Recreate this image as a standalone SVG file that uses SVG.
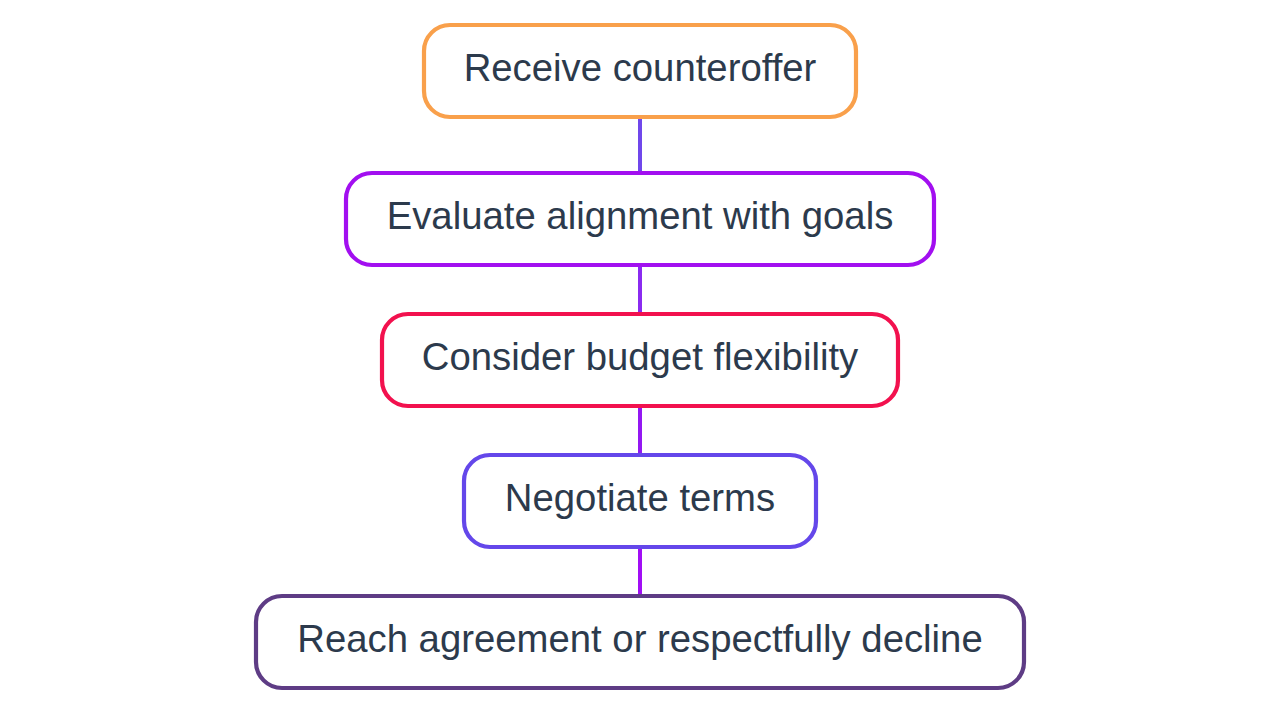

++++++++++++++++++++

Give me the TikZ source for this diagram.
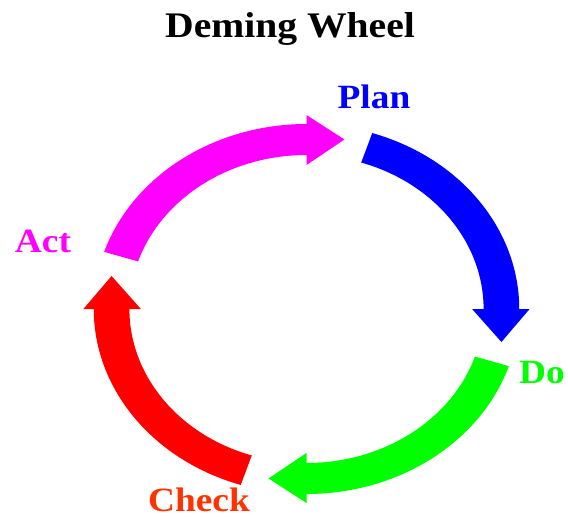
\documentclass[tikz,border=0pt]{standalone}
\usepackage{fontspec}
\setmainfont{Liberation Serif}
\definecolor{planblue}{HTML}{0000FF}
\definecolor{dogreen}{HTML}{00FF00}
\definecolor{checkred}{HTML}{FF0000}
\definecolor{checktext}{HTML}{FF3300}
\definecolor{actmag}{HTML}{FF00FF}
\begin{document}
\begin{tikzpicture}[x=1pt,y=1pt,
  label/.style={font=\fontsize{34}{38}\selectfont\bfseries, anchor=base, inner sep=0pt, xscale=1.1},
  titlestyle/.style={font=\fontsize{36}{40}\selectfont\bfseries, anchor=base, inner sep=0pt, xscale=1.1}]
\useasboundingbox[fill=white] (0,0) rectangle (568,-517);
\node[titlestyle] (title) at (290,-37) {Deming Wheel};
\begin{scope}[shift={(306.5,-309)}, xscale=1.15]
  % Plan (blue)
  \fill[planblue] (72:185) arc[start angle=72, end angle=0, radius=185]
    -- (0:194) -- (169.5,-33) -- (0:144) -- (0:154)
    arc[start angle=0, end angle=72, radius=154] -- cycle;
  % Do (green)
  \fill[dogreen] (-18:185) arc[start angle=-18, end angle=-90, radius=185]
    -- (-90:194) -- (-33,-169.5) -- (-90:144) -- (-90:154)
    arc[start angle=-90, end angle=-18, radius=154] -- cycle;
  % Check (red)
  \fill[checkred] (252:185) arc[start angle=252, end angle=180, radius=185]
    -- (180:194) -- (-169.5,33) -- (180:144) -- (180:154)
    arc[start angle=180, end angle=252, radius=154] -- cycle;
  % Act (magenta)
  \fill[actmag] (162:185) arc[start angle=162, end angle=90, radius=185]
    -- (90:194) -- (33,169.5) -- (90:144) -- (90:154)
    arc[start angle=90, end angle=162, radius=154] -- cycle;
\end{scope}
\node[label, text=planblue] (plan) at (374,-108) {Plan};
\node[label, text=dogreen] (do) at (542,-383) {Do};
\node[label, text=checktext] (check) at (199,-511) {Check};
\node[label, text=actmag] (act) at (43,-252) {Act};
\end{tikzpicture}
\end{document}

++++++++++++++++++++

Locate all lines in the listing above with the word "this" and copy them.

Recreate this image as a standalone SVG file that uses SVG.
Give me the TikZ source for this diagram.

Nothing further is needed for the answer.